Supplied information ::

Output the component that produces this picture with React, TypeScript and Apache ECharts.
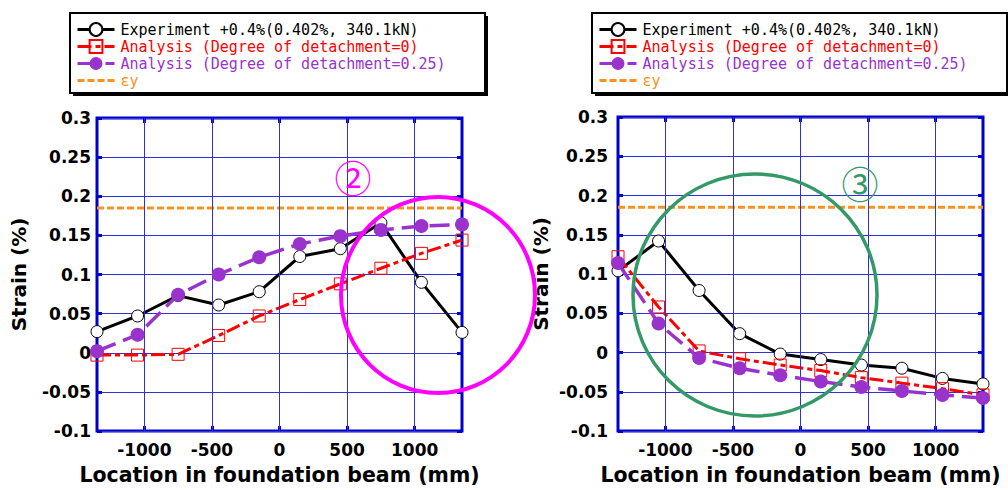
import React, { useEffect, useRef } from "react";
import * as echarts from "echarts";

// Gauge locations along the foundation beam (mm)
const positions = [-1350, -1050, -750, -450, -150, 150, 450, 750, 1050, 1350];

// Panel ② (left)
const exp2 = [0.027, 0.047, 0.073, 0.061, 0.078, 0.123, 0.133, 0.166, 0.09, 0.026];
const ana0_2 = [-0.003, -0.003, -0.002, 0.022, 0.047, 0.068, 0.088, 0.108, 0.127, 0.144];
const ana25_2 = [0.002, 0.023, 0.074, 0.1, 0.122, 0.139, 0.149, 0.157, 0.162, 0.164];

// Panel ③ (right)
const exp3 = [0.104, 0.142, 0.079, 0.024, -0.002, -0.009, -0.016, -0.02, -0.033, -0.04];
const ana0_3 = [0.122, 0.058, 0.002, -0.008, -0.016, -0.023, -0.032, -0.039, -0.046, -0.054];
const ana25_3 = [0.114, 0.037, -0.007, -0.02, -0.029, -0.037, -0.044, -0.049, -0.054, -0.058];

// Yield strain (%)
const yieldStrain = 0.185;

// Axis settings
const xTicks = [-1000, -500, 0, 500, 1000];
const X_MIN = -1350;
const X_MAX = 1350;
const Y_MIN = -0.1;
const Y_MAX = 0.3;
const Y_STEP = 0.05;

const NAME_EXP = "Experiment +0.4%(0.402%, 340.1kN)";
const NAME_A0 = "Analysis (Degree of detachment=0)";
const NAME_A25 = "Analysis (Degree of detachment=0.25)";
const NAME_EY = "εy";
const X_TITLE = "Location in foundation beam (mm)";
const Y_TITLE = "Strain (%)";

const C_BLACK = "#000000";
const C_RED = "#ff0000";
const C_PURPLE = "#9933cc";
const C_ORANGE = "#f7931e";
const C_FRAME = "#0000cc";
const C_GRID = "#3030d8";
const C_MAGENTA = "#ff00ff";
const C_GREEN = "#339966";
const TRANSPARENT = "rgba(0,0,0,0)";

const zip = (ys: number[]) => positions.map((x, i) => [x, ys[i]]);

const FONT_AX = "DejaVu Sans";
const FONT_LEG = "DejaVu Sans Mono";

function buildSeries(gi: number, exp: number[], a0: number[], a25: number[]) {
  const xi = gi * 2;
  const yi = gi * 2;
  const common = { xAxisIndex: xi, yAxisIndex: yi, type: "line", emphasis: { disabled: true } };
  return [
    {
      // vertical grid lines at the labelled locations
      ...common,
      name: "grid-" + gi,
      data: [],
      silent: true,
      z: 1,
      markLine: {
        silent: true,
        symbol: ["none", "none"],
        label: { show: false },
        lineStyle: { color: C_GRID, width: 1, type: "solid" },
        emphasis: { disabled: true },
        data: xTicks.map((v) => ({ xAxis: v })),
      },
    },
    {
      ...common,
      name: NAME_EY,
      data: [
        [X_MIN, yieldStrain],
        [X_MAX, yieldStrain],
      ],
      symbol: "none",
      color: C_ORANGE,
      lineStyle: { color: C_ORANGE, width: 3, type: [7, 3] },
      z: 2,
    },
    {
      ...common,
      name: NAME_EXP,
      data: zip(exp),
      symbol: "circle",
      symbolSize: 12,
      color: C_BLACK,
      itemStyle: { color: "#ffffff", borderColor: C_BLACK, borderWidth: 1 },
      lineStyle: { color: C_BLACK, width: 3 },
      z: 3,
    },
    {
      ...common,
      name: NAME_A0,
      data: zip(a0),
      symbol: "rect",
      symbolSize: 12,
      color: C_RED,
      itemStyle: { color: "rgba(255,255,255,0)", borderColor: C_RED, borderWidth: 1 },
      lineStyle: { color: C_RED, width: 3, type: [14, 4, 5, 4] },
      z: 4,
    },
    {
      ...common,
      name: NAME_A25,
      data: zip(a25),
      symbol: "circle",
      symbolSize: 14,
      color: C_PURPLE,
      itemStyle: { color: C_PURPLE },
      lineStyle: { color: C_PURPLE, width: 3.5, type: [20, 8] },
      z: 5,
    },
  ];
}

function xAxes(gi: number) {
  const tick = {
    show: true,
    inside: true,
    length: 5,
    customValues: xTicks,
    lineStyle: { color: C_FRAME, width: 3 },
  };
  return [
    {
      gridIndex: gi,
      type: "value",
      position: "bottom",
      min: X_MIN,
      max: X_MAX,
      axisLine: { show: false, onZero: false },
      axisTick: tick,
      axisLabel: {
        customValues: xTicks,
        formatter: (v: number) => String(v),
        margin: 10,
        color: "#000",
        fontFamily: FONT_AX,
        fontWeight: "bold",
        fontSize: 17,
      },
      splitLine: { show: false },
      name: X_TITLE,
      nameLocation: "middle",
      nameGap: 33,
      nameTextStyle: { color: "#000", fontFamily: FONT_AX, fontWeight: "bold", fontSize: 20.5 },
    },
    {
      gridIndex: gi,
      type: "value",
      position: "top",
      min: X_MIN,
      max: X_MAX,
      axisLine: { show: false, onZero: false },
      axisTick: tick,
      axisLabel: { show: false },
      splitLine: { show: false },
    },
  ];
}

function yAxes(gi: number, labelMargin: number, nameGap: number) {
  const tick = { show: true, inside: true, length: 5, lineStyle: { color: C_FRAME, width: 3 } };
  return [
    {
      gridIndex: gi,
      type: "value",
      position: "left",
      min: Y_MIN,
      max: Y_MAX,
      interval: Y_STEP,
      axisLine: { show: false, onZero: false },
      axisTick: tick,
      axisLabel: {
        margin: labelMargin,
        color: "#000",
        fontFamily: FONT_AX,
        fontWeight: "bold",
        fontSize: 17,
      },
      splitLine: { show: true, lineStyle: { color: C_GRID, width: 1 } },
      name: Y_TITLE,
      nameLocation: "middle",
      nameRotate: 90,
      nameGap,
      nameTextStyle: { color: "#000", fontFamily: FONT_AX, fontWeight: "bold", fontSize: 20 },
    },
    {
      gridIndex: gi,
      type: "value",
      position: "right",
      min: Y_MIN,
      max: Y_MAX,
      interval: Y_STEP,
      axisLine: { show: false, onZero: false },
      axisTick: tick,
      axisLabel: { show: false },
      splitLine: { show: false },
    },
  ];
}

function legend(left: number) {
  return {
    orient: "vertical",
    left,
    top: 13,
    padding: [9, 20, 6, 6],
    itemGap: 2,
    itemWidth: 37,
    itemHeight: 16,
    backgroundColor: "transparent",
    borderWidth: 0,
    selectedMode: false,
    lineStyle: { width: 3 },
    textStyle: { fontFamily: FONT_LEG, fontSize: 15, padding: [0, 0, 0, 1] },
    data: [
      { name: NAME_EXP, textStyle: { color: C_BLACK } },
      { name: NAME_A0, textStyle: { color: C_RED } },
      { name: NAME_A25, textStyle: { color: C_PURPLE } },
      {
        name: NAME_EY,
        itemStyle: { color: TRANSPARENT, borderColor: TRANSPARENT, borderWidth: 0 },
        textStyle: { color: C_ORANGE },
      },
    ],
  };
}

// legend frame boxes [left, top, width, height]
const legendBoxes = [
  [70, 13, 415, 80],
  [592, 13, 415, 80],
];

export default function App() {
  const ref = useRef<HTMLDivElement>(null);

  useEffect(() => {
    if (!ref.current) return;
    const chart = echarts.init(ref.current, null, { renderer: "svg" });
    const boxGraphics: any[] = [];
    legendBoxes.forEach(([l, t, w, h]) => {
      boxGraphics.push({
        type: "rect",
        z: 0,
        silent: true,
        shape: { x: l + 3, y: t + 3, width: w, height: h },
        style: { fill: "#000" },
      });
      boxGraphics.push({
        type: "rect",
        z: 0,
        silent: true,
        shape: { x: l, y: t, width: w, height: h },
        style: { fill: "#fff", stroke: "#000", lineWidth: 2 },
      });
    });
    const option = {
      animation: false,
      backgroundColor: "#fff",
      grid: [
        { left: 97, top: 118, width: 365, height: 316, show: true, borderColor: C_FRAME, borderWidth: 3, backgroundColor: "transparent" },
        { left: 618, top: 117, width: 365, height: 316, show: true, borderColor: C_FRAME, borderWidth: 3, backgroundColor: "transparent" },
      ],
      xAxis: [...xAxes(0), ...xAxes(1)],
      yAxis: [...yAxes(0, 6, 68), ...yAxes(1, 10, 67)],
      legend: [legend(70), legend(592)],
      series: [...buildSeries(0, exp2, ana0_2, ana25_2), ...buildSeries(1, exp3, ana0_3, ana25_3)],
      graphic: [
        ...boxGraphics,
        {
          type: "ellipse",
          z: 100,
          shape: { cx: 438, cy: 295, rx: 97, ry: 98 },
          style: { fill: "none", stroke: C_MAGENTA, lineWidth: 4 },
          silent: true,
        },
        {
          type: "text",
          z: 100,
          x: 353,
          y: 177,
          style: {
            text: "②",
            fontSize: 37,
            fontFamily: "Noto Sans CJK JP",
            fill: C_MAGENTA,
            align: "center",
            verticalAlign: "middle",
          },
        },
        {
          type: "ellipse",
          z: 100,
          shape: { cx: 755, cy: 295, rx: 122, ry: 121 },
          style: { fill: "none", stroke: C_GREEN, lineWidth: 3.5 },
          silent: true,
        },
        {
          type: "text",
          z: 100,
          x: 860,
          y: 183,
          style: {
            text: "③",
            fontSize: 37,
            fontFamily: "Noto Sans CJK JP",
            fill: C_GREEN,
            align: "center",
            verticalAlign: "middle",
          },
        },
      ],
    };
    chart.setOption(option as any);
    return () => chart.dispose();
  }, []);

  return (
    <div
      ref={ref}
      style={{ position: "fixed", left: 0, top: 0, width: 1008, height: 490, background: "#fff" }}
    />
  );
}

Exercise task ::
Could the lines from the top of the material through the line with "750, 1050, 1350];" be repeated exactly, pictures left out?

Final result ::
Output the component that produces this picture with React, TypeScript and Apache ECharts.
import React, { useEffect, useRef } from "react";
import * as echarts from "echarts";

// Gauge locations along the foundation beam (mm)
const positions = [-1350, -1050, -750, -450, -150, 150, 450, 750, 1050, 1350];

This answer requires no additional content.